Stopping Crack Propagation

Let’s see how the design of failure modes applies to the grounded airline from before. The airline’s Core Facilities project had not planned out its failure modes. The crack started at the improper handling of the SQLException, but it could have been stopped at many other points. Let’s look at some examples, from low-level detail to high-level architecture.

Because the pool was configured to block requesting threads when no resources were available, it eventually tied up all request-handling threads. (This happened independently in each application server instance.) The pool could have been configured to create more connections if it was exhausted. It also could have been configured to block callers for a limited time, instead of blocking forever when all connections were checked out. Either of these would have stopped the crack from propagating.

At the next level up, a problem with one call in CF caused the calling applications on other hosts to fail. Because CF exposed its services as Enterprise JavaBeans (EJBs), it used RMI. By default, RMI calls will never time out. In other words, the callers blocked waiting to read their responses from CF’s EJBs. The first twenty callers to each instance received exceptions: a SQLException wrapped in an InvocationTargetException wrapped in a RemoteException, to be precise. After that, the calls started blocking.

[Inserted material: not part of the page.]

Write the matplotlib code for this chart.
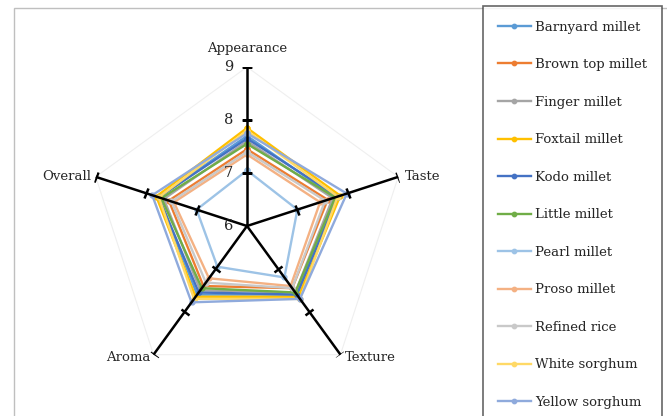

The client could have been written to set a timeout on the RMI sockets. For example, it could have installed a socket factory that calls Socket.setSoTimeout on all new sockets it creates. At a certain point in time, CF could also have decided to build an HTTP-based web service instead of EJBs. Then the client could set a timeout on its HTTP requests. The clients might also have written their calls so the blocked threads could be jettisoned, instead of having the request-handling thread make the external integration call. None of these were done, so the crack propagated from CF to all systems that used CF.

At a still larger scale, the CF servers themselves could have been partitioned into more than one service group. That would have kept a problem within one of the service groups from taking down all users of CF. (In this case, all the service groups would have cracked in the same way, but that would not always be the case.) This is another way of stopping cracks from propagating into the rest of the enterprise.

Looking at even larger architecture issues, CF could’ve been built using request/reply message queues. In that case, the caller would know that a reply might never arrive. It would have to deal with that case as part of handling the protocol itself. Even more radically, the callers could have been searching for flights by looking for entries in a tuple space that matched the search criteria. CF would have to have kept the tuple space populated with flight records. The more tightly coupled the architecture, the greater the chance this coding error can propagate. Conversely, the less-coupled architectures act as shock absorbers, diminishing the effects of this error instead of amplifying them.

Any of these approaches could have stopped the SQLException problem from spreading to the rest of the airline. Sadly, the designers had not considered the possibility of “cracks” when they created the shared services.